So, I thought 2008 would prove an exciting year; it has certainly provided unexpected (and unwanted) twists. Things were off to a good start with a very good Zizek masterclass in February. We joined the ICA in January and were busy with members' previews, private views, concerts, talks and films (Ariel Dorfman and Fuck Buttons being just two of the highlights). The PhD work was ticking over nicely and in April attended Martha Rosler's opening talk for her installation of the Martha Rosler Library in its first UK site at John Moores University, Liverpool. In May, we attended Etienne Balibar's Birkbeck Masterclass, which was also very engaging. It was the same two weeks as his daughter, the actress Jeanne Balibar was on the jury panel of Cannes.
Then came the day we went to see Winter Soldier at the ICA. Saturday 17 May, I believe. The day of the FA Cup Final. First the film and then off to a pub to watch the match; then home. Home, where we found a message from my mom telling me of a family member's serious illness. Five days later I was in Dallas trying to help for a fortnight. When I left 6 June, all seemed much improved with happy prospects all round. Less than two weeks later, my loved one had died and straight back to Dallas we went.

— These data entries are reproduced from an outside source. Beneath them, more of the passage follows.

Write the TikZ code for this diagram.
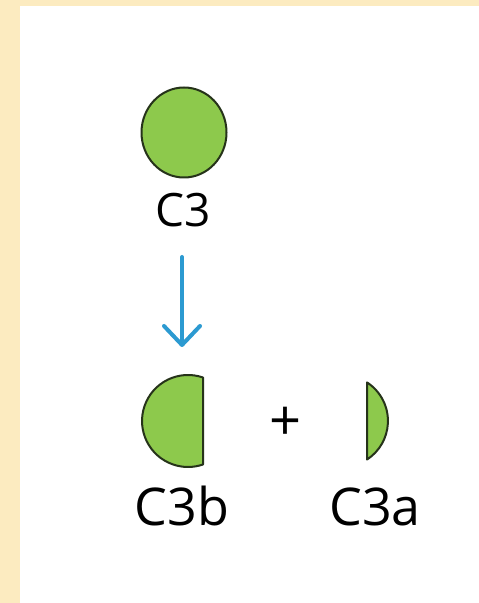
\documentclass[tikz,border=0pt]{standalone}
\usepackage{fontspec}
\setmainfont{Open Sans}
\usetikzlibrary{arrows.meta}
\definecolor{cream}{HTML}{FCEBC0}
\definecolor{cgreen}{HTML}{8DC94C}
\definecolor{cline}{HTML}{26331A}
\definecolor{cblue}{HTML}{2C9AD1}
\tikzset{
  part/.style={fill=cgreen,draw=cline,line width=2pt,line join=round},
  lab/.style={inner sep=0pt,anchor=base,text=black},
  biglab/.style={lab,font=\fontsize{52}{56}\selectfont},
  toplab/.style={lab,font=\fontsize{46}{50}\selectfont},
  conv/.style={draw=cblue,line width=4pt,line cap=round,line join=round,
    -{Straight Barb[length=19pt,width=36pt,line cap=round,line join=round]}}
}
\begin{document}
\begin{tikzpicture}[x=1pt,y=1pt]
\useasboundingbox (0,0) rectangle (479,603);
\fill[cream] (0,0) rectangle (479,603);
\fill[white] (20,0) rectangle (479,597);
% C3
\draw[part] (184,470.5) ellipse[x radius=42.5,y radius=45];
\node[toplab] (c3) at (183,376) {C3};
% arrow
\coordinate (astart) at (182,346);
\coordinate (aend) at (182,256);
\draw[conv] (astart) -- (aend);
% C3b
\draw[part] (203,225.5) arc[start angle=71,end angle=289,radius=46] -- cycle;
\node[biglab] (c3b) at (182,77) {C3b};
% plus
\node[inner sep=0pt,font=\fontsize{56}{60}\selectfont] (plus) at (286,179) {+};
% C3a
\draw[part] (367,220.6) arc[start angle=57,end angle=-57,radius=46] -- cycle;
\node[biglab] (c3a) at (375,77) {C3a};
\end{tikzpicture}
\end{document}
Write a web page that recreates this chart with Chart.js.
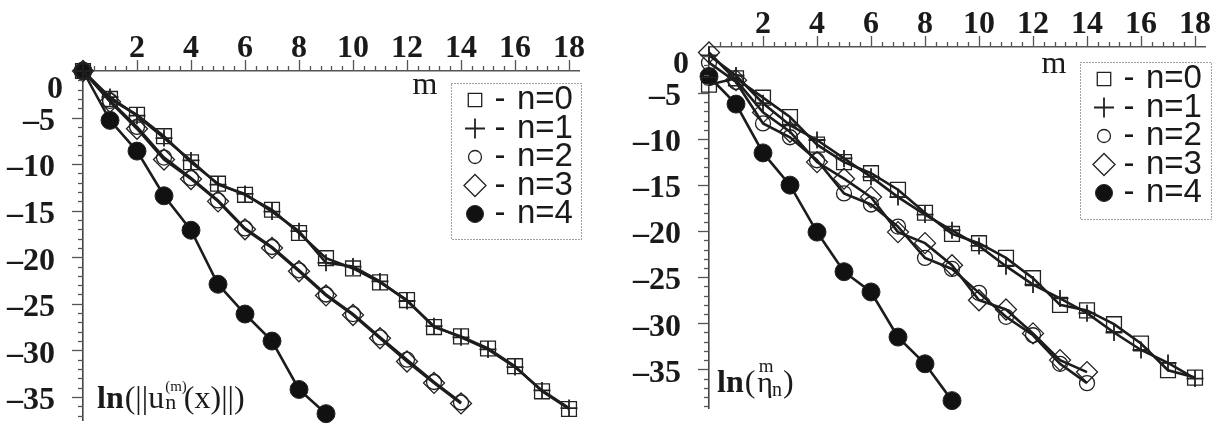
<!DOCTYPE html>
<html>
<head>
<meta charset="utf-8">
<script src="https://cdn.jsdelivr.net/npm/chart.js@4.4.0/dist/chart.umd.min.js"></script>
<style>
  body { margin:0; background:#fff; width:1223px; height:432px; position:relative; overflow:hidden; }
  canvas { position:absolute; top:0; }
</style>
</head>
<body>
<canvas id="chartNorma" width="600" height="432" style="left:0px"></canvas>
<canvas id="chartEta" width="613" height="432" style="left:610px"></canvas>
<script>
// Pasos m (eje horizontal)
const pasosM = [0, 1, 2, 3, 4, 5, 6, 7, 8, 9, 10, 11, 12, 13, 14, 15, 16, 17, 18];
const etiquetasN = ['n=0', 'n=1', 'n=2', 'n=3', 'n=4'];

// Panel izquierdo: ln(||u_n^(m)(x)||)
const normaN0 = [0, -3.0, -4.7, -7.0, -9.8, -12.1, -13.3, -14.9, -17.4, -20.1, -21.2, -22.7, -24.6, -27.5, -28.5, -29.8, -31.7, -34.4, -36.3];
const normaN1 = [0, -2.8, -4.8, -7.2, -9.6, -12.2, -13.2, -15.1, -17.2, -20.6, -21.0, -22.6, -24.7, -27.4, -28.6, -29.9, -31.8, -34.3, -36.2];
const normaN2 = [0, -3.2, -6.0, -9.3, -11.5, -13.9, -16.9, -18.9, -21.4, -24.0, -26.1, -28.6, -31.0, -33.4, -35.6];
const normaN3 = [0, -3.3, -6.2, -9.5, -11.6, -14.0, -17.0, -19.0, -21.5, -24.1, -26.2, -28.7, -31.2, -33.5, -35.7];
const normaN4 = [0, -5.3, -8.6, -13.4, -17.1, -22.9, -26.1, -29.0, -34.2, -36.8];

// Panel derecho: ln(eta_n^m)
const etaN0 = [-4.1, -3.4, -5.5, -7.6, -10.6, -12.5, -13.7, -15.5, -18.0, -20.3, -21.3, -22.9, -25.1, -28.0, -28.6, -30.1, -32.2, -35.1, -35.9];
const etaN1 = [-0.9, -3.1, -6.1, -8.5, -10.1, -12.1, -14.1, -16.3, -18.2, -19.9, -21.6, -23.8, -25.8, -27.3, -28.9, -31.0, -32.9, -34.3, -36.0];
const etaN2 = [-1.7, -3.8, -8.3, -9.8, -12.3, -15.9, -17.1, -19.5, -22.9, -24.1, -26.7, -29.3, -31.3, -34.4, -36.5];
const etaN3 = [-0.6, -3.6, -7.1, -9.2, -12.5, -14.3, -16.3, -20.1, -21.3, -23.7, -27.5, -28.5, -31.1, -34.0, -35.3];
const etaN4 = [-3.2, -6.2, -11.5, -15.0, -20.1, -24.4, -26.6, -31.5, -34.4, -38.4];

// Ticks de los ejes
const pasoMayorX = 2;
const pasoMenorX = 0.4;
const pasoMayorY = 5;
const pasoMenorY = 1;

// Estilo de marcador por serie
const estilosN = [
    { estilo: 'rect', radio: 10.5, grosor: 1.3, relleno: 'rgba(0,0,0,0)', radioLeyenda: 9.5 },
    { estilo: 'cross', radio: 8.5, grosor: 1.8, relleno: 'rgba(0,0,0,0)', radioLeyenda: 10 },
    { estilo: 'circle', radio: 7.5, grosor: 1.3, relleno: 'rgba(0,0,0,0)', radioLeyenda: 6.5 },
    { estilo: 'rectRot', radio: 10.5, grosor: 1.3, relleno: 'rgba(0,0,0,0)', radioLeyenda: 11 },
    { estilo: 'circle', radio: 9, grosor: 1, relleno: '#111', radioLeyenda: 8.5 }
];

const fuenteSerif = '"Liberation Serif", "Times New Roman", serif';
const fuenteSans = '"Liberation Sans", Arial, sans-serif';

// Plugin: ticks menores, "0", leyenda con recuadro punteado y rótulos
const pluginEjes = {
    id: 'ejesPanel',
    afterDraw(chart, args, opts) {
        const { ctx, chartArea, scales } = chart;
        const x = scales.x, y = scales.y;
        ctx.save();

        // ticks del eje x (hacia arriba)
        ctx.strokeStyle = '#555';
        ctx.lineWidth = 1.3;
        const nX = Math.floor(x.max / pasoMenorX + 1e-6);
        for (let k = 1; k <= nX; k++) {
            const v = k * pasoMenorX;
            const px = Math.round(x.getPixelForValue(v)) + 0.5;
            const mayor = Math.abs(v / pasoMayorX - Math.round(v / pasoMayorX)) < 1e-6;
            ctx.beginPath();
            ctx.moveTo(px, chartArea.top);
            ctx.lineTo(px, chartArea.top - (mayor ? 11 : 5));
            ctx.stroke();
        }
        // ticks del eje y (hacia la izquierda)
        const nY = Math.floor(-y.min / pasoMenorY + 1e-6);
        for (let k = 1; k <= nY; k++) {
            const v = -k * pasoMenorY;
            const py = Math.round(y.getPixelForValue(v)) + 0.5;
            const mayor = k % (pasoMayorY / pasoMenorY) === 0;
            ctx.beginPath();
            ctx.moveTo(chartArea.left, py);
            ctx.lineTo(chartArea.left - (mayor ? 11 : 5), py);
            ctx.stroke();
        }

        // etiqueta "0" desplazada bajo el eje
        ctx.fillStyle = '#1a1a1a';
        ctx.font = 'bold 32px ' + fuenteSerif;
        ctx.textAlign = 'right';
        ctx.textBaseline = 'middle';
        ctx.fillText('0', chartArea.left - 20, chartArea.top + opts.desplazaCero);

        // leyenda
        const caja = {
            izq: chartArea.right + opts.leyenda.dx - opts.leyenda.ancho,
            arriba: chartArea.top + opts.leyenda.dy,
            ancho: opts.leyenda.ancho,
            alto: opts.leyenda.alto
        };
        ctx.setLineDash([1, 2]);
        ctx.strokeStyle = '#444';
        ctx.lineWidth = 1;
        ctx.strokeRect(caja.izq + 0.5, caja.arriba + 0.5, caja.ancho, caja.alto);
        ctx.setLineDash([]);

        // "m" junto al recuadro
        ctx.font = '32px ' + fuenteSerif;
        ctx.textAlign = 'center';
        ctx.textBaseline = 'alphabetic';
        ctx.fillText('m', caja.izq - 26, caja.arriba + 11);

        chart.data.datasets.forEach((ds, i) => {
            const e = estilosN[i];
            const cy = caja.arriba + 17 + i * 28.5;
            ctx.strokeStyle = '#222';
            ctx.fillStyle = e.relleno;
            ctx.lineWidth = e.grosor;
            if (Chart.helpers && Chart.helpers.drawPoint) {
                Chart.helpers.drawPoint(ctx, { pointStyle: e.estilo, radius: e.radioLeyenda, rotation: 0, borderWidth: e.grosor }, caja.izq + 24, cy);
            }
            ctx.fillStyle = '#1a1a1a';
            ctx.font = '33px ' + fuenteSans;
            ctx.textBaseline = 'middle';
            ctx.textAlign = 'center';
            ctx.fillText('-', caja.izq + 49, cy);
            ctx.textAlign = 'left';
            ctx.fillText(ds.label, caja.izq + 66, cy);
        });

        // rótulo del eje y
        ctx.fillStyle = '#1a1a1a';
        ctx.textAlign = 'left';
        ctx.textBaseline = 'alphabetic';
        opts.rotulo(ctx, chartArea);

        ctx.restore();
    }
};

// Rótulo ln(||u_n^(m)(x)||)
function rotuloNorma(ctx, area) {
    let cx = area.left + 14;
    const base = area.bottom - 12;
    ctx.font = 'bold 32px ' + fuenteSerif;
    ctx.fillText('ln', cx, base);
    cx += ctx.measureText('ln').width + 1;
    ctx.font = '32px ' + fuenteSerif;
    ctx.fillText('(||u', cx, base);
    cx += ctx.measureText('(||u').width + 1;
    ctx.font = '15px ' + fuenteSerif;
    ctx.fillText('(m)', cx, base - 17);
    const anchoSup = ctx.measureText('(m)').width;
    ctx.font = '22px ' + fuenteSerif;
    ctx.fillText('n', cx, base + 1);
    cx += Math.max(anchoSup - 3, ctx.measureText('n').width);
    ctx.font = '32px ' + fuenteSerif;
    ctx.fillText('(x)||)', cx, base);
}

// Rótulo ln(eta_n^m)
function rotuloEta(ctx, area) {
    let cx = area.left + 8;
    const base = area.bottom - 16;
    ctx.font = 'bold 32px ' + fuenteSerif;
    ctx.fillText('ln', cx, base);
    cx += ctx.measureText('ln').width + 1;
    ctx.font = '32px ' + fuenteSerif;
    ctx.fillText('(', cx, base);
    cx += ctx.measureText('(').width + 2;
    ctx.font = '30px ' + fuenteSerif;
    ctx.fillText('\u03b7', cx, base);
    const anchoEta = ctx.measureText('\u03b7').width;
    ctx.font = '19px ' + fuenteSerif;
    ctx.textAlign = 'center';
    ctx.fillText('m', cx + anchoEta / 2 + 1, base - 20);
    ctx.textAlign = 'left';
    ctx.font = '20px ' + fuenteSerif;
    ctx.fillText('n', cx + anchoEta - 1, base + 4);
    cx += anchoEta - 1 + ctx.measureText('n').width + 1;
    ctx.font = '32px ' + fuenteSerif;
    ctx.fillText(')', cx, base);
}

// Construir un panel
function construirPanel(canvasId, series, cfg) {
    const canvas = document.getElementById(canvasId);
    if (!canvas) return;

    const datasets = series.map((valores, i) => {
        const e = estilosN[i];
        return {
            label: etiquetasN[i],
            data: valores.map((v, k) => ({ x: pasosM[k], y: v })),
            borderColor: '#1c1c1c',
            borderWidth: 2.6,
            pointStyle: e.estilo,
            pointRadius: e.radio,
            pointBorderWidth: e.grosor,
            pointBorderColor: '#222',
            pointBackgroundColor: e.relleno,
            tension: 0,
            clip: false
        };
    });

    const fuenteTicks = { family: fuenteSerif, size: 32, weight: 'bold' };

    return new Chart(canvas.getContext('2d'), {
        type: 'line',
        data: { datasets: datasets },
        options: {
            responsive: false,
            animation: false,
            devicePixelRatio: 1,
            layout: { padding: cfg.padding },
            scales: {
                x: {
                    type: 'linear',
                    position: 'top',
                    min: 0,
                    max: cfg.xMax,
                    grid: { display: false },
                    border: { display: true, color: '#555', width: 1.6 },
                    ticks: {
                        stepSize: pasoMayorX,
                        includeBounds: false,
                        autoSkip: false,
                        maxRotation: 0,
                        padding: -5,
                        color: '#1a1a1a',
                        font: fuenteTicks,
                        callback: v => (v === 0 ? '' : String(v))
                    },
                    afterFit: s => {
                        s.height = cfg.altoEjeX;
                        s.paddingLeft = 0;
                        s.paddingRight = 0;
                    }
                },
                y: {
                    type: 'linear',
                    min: cfg.yMin,
                    max: 0,
                    grid: { display: false },
                    border: { display: true, color: '#444', width: 1.6 },
                    ticks: {
                        stepSize: pasoMayorY,
                        includeBounds: false,
                        autoSkip: false,
                        padding: 20,
                        labelOffset: 4,
                        color: '#1a1a1a',
                        font: fuenteTicks,
                        callback: v => (v === 0 ? '' : '\u2013' + Math.abs(v))
                    },
                    afterFit: s => {
                        s.width = cfg.anchoEjeY;
                        s.paddingTop = 0;
                        s.paddingBottom = 0;
                    }
                }
            },
            plugins: {
                legend: { display: false },
                tooltip: { enabled: false },
                ejesPanel: {
                    desplazaCero: cfg.desplazaCero,
                    leyenda: cfg.leyenda,
                    rotulo: cfg.rotulo
                }
            }
        },
        plugins: [pluginEjes]
    });
}

construirPanel('chartNorma', [normaN0, normaN1, normaN2, normaN3, normaN4], {
    xMax: 18.37,
    yMin: -37.5,
    altoEjeX: 71,
    anchoEjeY: 83,
    padding: { left: 0, top: 0, right: 21, bottom: 7 },
    desplazaCero: 19,
    leyenda: { dx: 2, dy: 12, ancho: 130, alto: 156 },
    rotulo: rotuloNorma
});

construirPanel('chartEta', [etaN0, etaN1, etaN2, etaN3, etaN4], {
    xMax: 18.37,
    yMin: -39.2,
    altoEjeX: 47,
    anchoEjeY: 99,
    padding: { left: 0, top: 0, right: 18, bottom: 24 },
    desplazaCero: 18,
    leyenda: { dx: 6, dy: 15, ancho: 131, alto: 157 },
    rotulo: rotuloEta
});
</script>
</body>
</html>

I've been devastated and in shock ever since. It feels like trudging through treacle. Part of my enfeebled attempts to 'deal' with this situation has been to distract myself as much as possible with various displacement activities and inquiries. So I got obsessed with the release of the 3g iPhone (I don't own won, but now know all about its spec nonetheless). I decided that like Charlotte Higgins of the Guardian (with her inspiring laptop on the knee mobility) I would become a diligent blogger. I bought Wired and read up on the coming of the cloud, server farms and the paradigm shift of the petabyte age. I got into Clay Shirky and his web2.0 revolution. I decided to join the Real Food Revolution and bought Michael Pollan's In Defense of Food (along with three new cookbooks: Gordon Ramsay's Healthy Appetite; the Kitchen Revolution; and the new Chinese Food Made Easy by Ching-He Huang from her BBC programme). Did you know Michael Pollan is Tracy Pollan's brother - brother-in-law to Michael J. Fox, therefore? Betcha didn't. Such are the tidbits of grief-distraction.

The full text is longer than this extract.